Lisa B. spendet in einer Klinik in Nordrhein-Westfalen
Die Klinik, in der die Voruntersuchung und die Spende stattfinden, durfte B. selbst wählen. Sie entschied sich für eine Klinik in Nordrhein-Westfalen, wo sie ursprünglich her kommt und wo ihre Familie lebt. Bei der Voruntersuchung wurde B. durchgecheckt, ob sie in einem guten gesundheitlichen Zustand ist. Der Spende stand nichts im Weg.
Der Tag der Spende ging früh los. Um 8 Uhr musste B. in der Klinik sein. "Ich wurde herzlich empfangen. Die Krankenschwestern und Ärzte tun alles dafür, dass es einem gut geht und man sich wohl fühlt", erzählt B.

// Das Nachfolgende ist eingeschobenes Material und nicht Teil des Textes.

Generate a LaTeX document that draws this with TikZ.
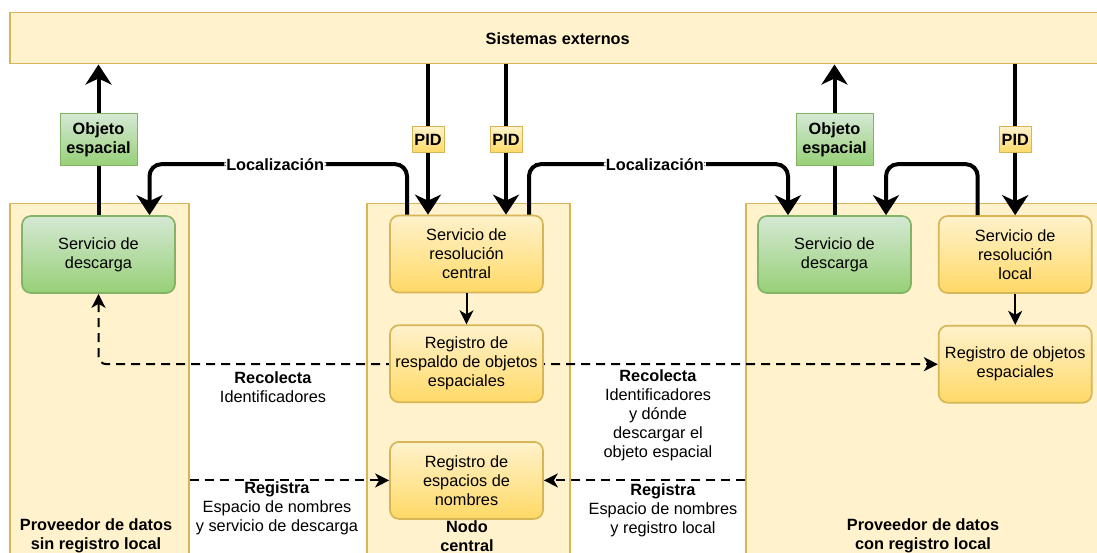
\documentclass[tikz,border=0pt]{standalone}
\usepackage{fontspec}
\setmainfont{Liberation Sans}
\usetikzlibrary{positioning,arrows.meta,backgrounds}
\definecolor{ylwfill}{HTML}{FFF2CC}
\definecolor{ylwdark}{HTML}{FFD966}
\definecolor{ylwline}{HTML}{D6B656}
\definecolor{grnfill}{HTML}{D5E8D4}
\definecolor{grndark}{HTML}{97D077}
\definecolor{grnline}{HTML}{82B366}
\pgfdeclarelayer{mid}
\pgfsetlayers{background,mid,main}

\begin{document}
\begin{tikzpicture}[x=1pt,y=-1pt,font=\fontsize{16.3}{19}\selectfont,
  box/.style={draw=ylwline,line width=1.7pt,rounded corners=9pt,top color=ylwfill,bottom color=ylwdark,minimum width=153pt,minimum height=77pt,align=center,inner sep=2pt},
  gbox/.style={box,draw=grnline,top color=grnfill,bottom color=grndark},
  group/.style={draw=ylwline,line width=1.5pt,fill=ylwfill,anchor=north west},
  heading/.style={font=\fontsize{16.3}{19}\selectfont\bfseries,align=center},
  tag/.style={heading,sharp corners,draw=ylwline,line width=1pt,top color=ylwfill,bottom color=ylwdark,inner sep=2pt,minimum width=32pt,minimum height=26pt},
  gtag/.style={tag,draw=grnline,top color=grnfill,bottom color=grndark,minimum width=77pt,minimum height=52pt},
  heavy/.style={line width=4pt,rounded corners=12pt,-{Stealth[length=20pt,width=26pt,inset=6pt]}},
  link/.style={line width=2pt,-{Stealth[length=14pt,width=14pt,inset=4pt]}},
  flow/.style={line width=2pt,dash pattern=on 9pt off 6pt,rounded corners=8pt},
  smalltip/.tip={Stealth[length=14pt,width=14pt,inset=4pt]}]
  \useasboundingbox (0,0) rectangle (1097,553);
  \clip (0,0) rectangle (1097,553);

  \begin{pgfonlayer}{background}
    \node[group,minimum width=179pt,minimum height=400pt] (grpL) at (9,203) {};
    \node[group,minimum width=203pt,minimum height=400pt] (grpC) at (366,203) {};
    \node[group,minimum width=370pt,minimum height=400pt] (grpR) at (745,203) {};
  \end{pgfonlayer}

  \node[group,heading,minimum width=1096pt,minimum height=51pt] (ext) at (9,12) {Sistemas externos};

  \node[gbox] (dlL) at (98.5,254.5) {Servicio de\\descarga};
  \node[box] (resC) at (466.5,254) {Servicio de\\resolución\\central};
  \node[box,below=31pt of resC] (bakC) {Registro de\\respaldo de objetos\\espaciales};
  \node[box,below=38pt of bakC] (nsC) {Registro de\\espacios de\\nombres};
  \node[gbox] (dlR) at (834.5,254.5) {Servicio de\\descarga};
  \node[box,right=26pt of dlR] (resR) {Servicio de\\resolución\\local};
  \node[box,below=31pt of resR] (objR) {Registro de objetos\\espaciales};

  \coordinate (pidA) at ([xshift=-38.5pt]resC.north);
  \coordinate (pidB) at ([xshift=39.5pt]resC.north);
  \coordinate (locA) at ([xshift=-59.5pt]resC.north);
  \coordinate (locB) at ([xshift=51pt]dlL.north);
  \coordinate (locC) at ([xshift=62.5pt]resC.north);
  \coordinate (locD) at ([xshift=-46.5pt]dlR.north);
  \coordinate (locE) at ([xshift=-37.5pt]resR.north);
  \coordinate (locF) at ([xshift=51.5pt]dlR.north);

  \draw[heavy] (dlL.north) -- node[gtag] (objL) {Objeto\\espacial} (dlL.north |- ext.south);
  \draw[heavy] (dlR.north) -- node[gtag] (objS) {Objeto\\espacial} (dlR.north |- ext.south);
  \draw[heavy] (pidA |- ext.south) -- node[tag] (pid1) {PID} (pidA);
  \draw[heavy] (pidB |- ext.south) -- node[tag] (pid2) {PID} (pidB);
  \draw[heavy] (resR.north |- ext.south) -- node[tag] (pid3) {PID} (resR.north);

  \draw[heavy] (locA) |- ([yshift=51pt]locB) node[pos=0.756,heading,fill=white,inner sep=2pt] (locL) {Localización} -- (locB);
  \draw[heavy] (locC) |- ([yshift=51pt]locD) node[pos=0.743,heading,fill=white,inner sep=2pt] (locR) {Localización} -- (locD);
  \draw[heavy] (locE) |- ([yshift=51pt]locF) -- (locF);

  \draw[link] (resC) -- (bakC);
  \draw[link] (resR) -- (objR);

  \begin{pgfonlayer}{mid}
    \draw[flow,smalltip-smalltip] (dlL.south) |- (objR.west);
  \end{pgfonlayer}
  \draw[flow,-smalltip] (grpL.east |- nsC.west) -- (nsC.west);
  \draw[flow,-smalltip] (grpR.west |- nsC.east) -- (nsC.east);

  \node[align=center] (recL) at (273,387) {\textbf{Recolecta}\\Identificadores};
  \node[align=center] (recR) at (658,415) {\textbf{Recolecta}\\Identificadores\\y dónde\\descargar el\\objeto espacial};
  \node[align=center] (regL) at (277,508) {\textbf{Registra}\\Espacio de nombres\\y servicio de descarga};
  \node[align=center] (regR) at (663,510) {\textbf{Registra}\\Espacio de nombres\\y registro local};

  \node[heading] (tL) at (96,536) {Proveedor de datos\\sin registro local};
  \node[heading] (tC) at (467,536) {Nodo\\central};
  \node[heading] (tR) at (923,536) {Proveedor de datos\\con registro local};
\end{tikzpicture}
\end{document}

Lisa B.: "Die Motivation zu helfen, ist stärker als die eigene Angst"
Um Stammzellen zu spenden, gibt es zwei Verfahren: In etwa 80 Prozent der Fälle werden die Stammzellen der Blutbahn entnommen. Bei der selteneren Knochenmarkspende wird dem Spender unter Vollnarkose aus dem Beckenkamm Knochenmark entnommen.

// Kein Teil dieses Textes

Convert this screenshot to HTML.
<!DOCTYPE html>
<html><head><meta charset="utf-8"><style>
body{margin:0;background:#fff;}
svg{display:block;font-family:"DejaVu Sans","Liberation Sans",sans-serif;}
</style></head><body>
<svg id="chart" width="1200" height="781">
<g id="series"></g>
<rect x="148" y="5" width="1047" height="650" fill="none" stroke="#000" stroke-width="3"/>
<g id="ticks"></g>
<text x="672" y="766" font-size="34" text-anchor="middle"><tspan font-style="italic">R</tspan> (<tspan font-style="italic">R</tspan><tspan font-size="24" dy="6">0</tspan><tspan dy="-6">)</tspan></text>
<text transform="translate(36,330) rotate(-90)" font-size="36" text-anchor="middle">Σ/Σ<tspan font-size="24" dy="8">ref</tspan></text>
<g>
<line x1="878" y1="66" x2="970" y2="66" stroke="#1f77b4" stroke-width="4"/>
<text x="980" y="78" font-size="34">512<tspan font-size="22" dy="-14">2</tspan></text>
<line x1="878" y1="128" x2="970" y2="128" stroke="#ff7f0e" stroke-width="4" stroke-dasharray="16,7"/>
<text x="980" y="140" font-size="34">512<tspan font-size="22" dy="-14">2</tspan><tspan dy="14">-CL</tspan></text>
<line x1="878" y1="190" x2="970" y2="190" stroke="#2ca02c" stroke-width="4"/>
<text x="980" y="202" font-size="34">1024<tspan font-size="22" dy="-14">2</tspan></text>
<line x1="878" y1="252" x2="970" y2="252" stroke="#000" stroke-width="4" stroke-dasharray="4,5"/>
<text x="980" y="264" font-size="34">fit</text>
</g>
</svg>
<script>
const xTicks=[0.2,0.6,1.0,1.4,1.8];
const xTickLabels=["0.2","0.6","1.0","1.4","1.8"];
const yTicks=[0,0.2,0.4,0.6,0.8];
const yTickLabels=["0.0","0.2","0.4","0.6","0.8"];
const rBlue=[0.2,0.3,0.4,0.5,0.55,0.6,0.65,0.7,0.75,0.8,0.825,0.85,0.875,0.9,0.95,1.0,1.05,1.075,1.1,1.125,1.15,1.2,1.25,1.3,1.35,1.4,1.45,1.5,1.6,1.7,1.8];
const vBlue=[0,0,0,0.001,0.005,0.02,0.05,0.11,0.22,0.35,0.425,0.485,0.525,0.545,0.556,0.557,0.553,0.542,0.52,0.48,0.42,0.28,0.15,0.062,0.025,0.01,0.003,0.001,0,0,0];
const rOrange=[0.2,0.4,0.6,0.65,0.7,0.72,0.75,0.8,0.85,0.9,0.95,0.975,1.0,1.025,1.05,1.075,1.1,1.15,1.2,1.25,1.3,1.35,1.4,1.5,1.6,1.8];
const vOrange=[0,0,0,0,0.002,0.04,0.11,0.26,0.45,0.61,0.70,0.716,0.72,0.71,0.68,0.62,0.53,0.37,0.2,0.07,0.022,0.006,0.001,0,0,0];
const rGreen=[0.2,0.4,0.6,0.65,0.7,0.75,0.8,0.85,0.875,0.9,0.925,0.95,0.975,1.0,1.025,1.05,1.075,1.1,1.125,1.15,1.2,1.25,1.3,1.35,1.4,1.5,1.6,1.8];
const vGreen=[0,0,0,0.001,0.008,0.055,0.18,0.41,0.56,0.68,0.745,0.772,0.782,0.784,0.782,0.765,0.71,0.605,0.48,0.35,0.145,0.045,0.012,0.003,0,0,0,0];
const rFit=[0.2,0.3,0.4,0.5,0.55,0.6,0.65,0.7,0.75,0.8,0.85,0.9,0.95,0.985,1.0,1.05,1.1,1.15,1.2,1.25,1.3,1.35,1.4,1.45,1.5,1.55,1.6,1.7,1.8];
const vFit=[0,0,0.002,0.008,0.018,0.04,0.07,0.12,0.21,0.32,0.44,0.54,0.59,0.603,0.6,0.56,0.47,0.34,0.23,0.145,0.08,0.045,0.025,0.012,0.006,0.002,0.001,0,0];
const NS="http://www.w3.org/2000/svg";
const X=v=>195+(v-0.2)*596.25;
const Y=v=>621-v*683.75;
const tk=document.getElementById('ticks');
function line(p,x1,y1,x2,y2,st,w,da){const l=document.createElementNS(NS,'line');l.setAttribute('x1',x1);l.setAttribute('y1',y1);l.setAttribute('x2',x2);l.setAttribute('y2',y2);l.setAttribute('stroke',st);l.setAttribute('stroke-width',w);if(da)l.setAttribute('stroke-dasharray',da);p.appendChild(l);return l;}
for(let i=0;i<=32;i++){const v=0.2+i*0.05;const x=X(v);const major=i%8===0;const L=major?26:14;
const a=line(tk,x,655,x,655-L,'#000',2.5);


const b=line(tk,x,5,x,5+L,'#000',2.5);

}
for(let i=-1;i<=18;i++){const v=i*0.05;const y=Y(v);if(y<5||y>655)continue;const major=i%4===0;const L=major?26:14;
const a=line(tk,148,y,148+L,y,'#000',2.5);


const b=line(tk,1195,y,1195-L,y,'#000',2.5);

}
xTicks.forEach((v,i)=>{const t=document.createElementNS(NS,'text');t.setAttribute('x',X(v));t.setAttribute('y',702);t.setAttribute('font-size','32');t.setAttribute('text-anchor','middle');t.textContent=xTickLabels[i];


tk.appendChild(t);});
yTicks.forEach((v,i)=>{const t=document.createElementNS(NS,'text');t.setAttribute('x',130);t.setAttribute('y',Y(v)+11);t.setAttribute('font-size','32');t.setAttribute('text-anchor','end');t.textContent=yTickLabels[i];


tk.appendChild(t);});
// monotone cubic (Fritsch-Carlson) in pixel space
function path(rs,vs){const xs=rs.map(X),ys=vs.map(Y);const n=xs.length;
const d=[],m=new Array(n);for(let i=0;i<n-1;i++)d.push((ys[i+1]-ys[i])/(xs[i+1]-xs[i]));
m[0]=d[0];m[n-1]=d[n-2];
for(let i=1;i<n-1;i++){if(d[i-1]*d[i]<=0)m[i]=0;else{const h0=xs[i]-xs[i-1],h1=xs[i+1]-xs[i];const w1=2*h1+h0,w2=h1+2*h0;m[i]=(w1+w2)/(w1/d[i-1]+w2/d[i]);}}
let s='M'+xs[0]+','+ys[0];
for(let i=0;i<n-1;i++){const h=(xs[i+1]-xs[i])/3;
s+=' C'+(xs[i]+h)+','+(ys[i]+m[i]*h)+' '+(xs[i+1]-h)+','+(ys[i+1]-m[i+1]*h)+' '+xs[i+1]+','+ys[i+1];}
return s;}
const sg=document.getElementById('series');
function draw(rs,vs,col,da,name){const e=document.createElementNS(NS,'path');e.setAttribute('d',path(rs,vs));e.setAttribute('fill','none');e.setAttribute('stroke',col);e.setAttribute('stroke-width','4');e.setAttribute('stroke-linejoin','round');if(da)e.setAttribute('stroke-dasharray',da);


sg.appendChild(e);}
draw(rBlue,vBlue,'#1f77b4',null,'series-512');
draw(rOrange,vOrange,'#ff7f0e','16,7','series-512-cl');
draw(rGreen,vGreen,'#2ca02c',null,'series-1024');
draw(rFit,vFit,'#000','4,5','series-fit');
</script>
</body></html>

Bei B. wurde in beide Arme jeweils ein Zugang gelegt. Aus dem einen läuft das Blut über einen Schlauch in eine Maschine, die die Stammzellen herausfiltert, und in den anderen Arm wieder hinein. Schmerzen habe B. dabei nicht empfunden. "Währenddessen liegt man zugedeckt in einem bequemen Stuhl, man kann fernsehen, Musik hören, essen und trinken."
Alleine ist man in dem Raum auch nicht. Man kann sich mit anderen Spendern austauschen. Dem Mann neben Lisa B. ging es genau wie ihr: Er kann eigentlich kein Blut sehen. "Aber trotzdem steht das nicht im Weg. Die Motivation, jemand anderem zu helfen, ist stärker als die eigene Angst", sagt die Landshuterin.
Lisa B.: "Man kann die Chance auf ein längeres Leben schenken"
Die Dauer des Vorgangs sei typabhängig. Der Mann neben B. war nach drei Stunden fertig. Bei ihr dauerte es am ersten Tag fünf Stunden, und sie musste am nächsten Tag noch mal hin, bis genug Stammzellen beisammen waren.
Nach der Spende war die Landshuterin ein wenig müde und erschöpft. "Aber ich bin selten so glücklich abends ins Bett gefallen, weil ich wusste, dass vielleicht noch am gleichen Abend dem Patienten die Stammzellen zugeführt werden. Seinem genetischen Zwilling, von dem man nichts wusste, kann man die Chance auf ein längeres Leben schenken. Das ist unbeschreiblich."
Alles, was B. über den Empfänger wissen darf, ist, dass es sich um einen Patienten zwischen 20 und 30 Jahren handelt, der die Spende in Deutschland empfangen hat. Sie dürfte nun auch einen Brief schreiben. Daran arbeitet sie gerade. "Ich muss mich erstmal sortieren und überlegen, was man jemanden in so einer Situation schreiben kann. Man hat viele Gedanken im Kopf, das ist gar nicht so einfach." Ein persönliches Treffen wäre erst nach zwei Jahren möglich.
Lisa B.: "Man hat eine emotionale Bindung"
B. hofft nun, dass die Spende erfolgreich war. "Ich würde mich unglaublich Freude, von ihm zu hören, wie es ihm geht, ob sein Körper meine Stammzellen angenommen hat, ob er sich gesundheitlich schon besser fühlt." Falls die Spende nicht angeschlagen haben sollte, würde sie das "unglaublich traurig machen", wie sie sagt. "Man hat eine emotionale Bindung, auch wenn man sich nicht kennt. Und natürlich habe ich die Hoffnung, dass alles gut geht."
Nun möchte Lisa B. auch andere Menschen motivieren, sich zu registrieren und so die Chancen für weitere Blutkrebspatienten zu erhöhen, einen passenden Spender zu finden. Würde sie es wieder tun? "Auf jeden Fall", sagt sie. "Dabei hat niemand etwas zu verlieren, beide Seiten profitieren. Der Empfänger hat die Chance auf ein längeres Leben. Und beim Spender löst es unglaubliche Glücksgefühle aus, jemandem so ein Geschenk zu bereiten."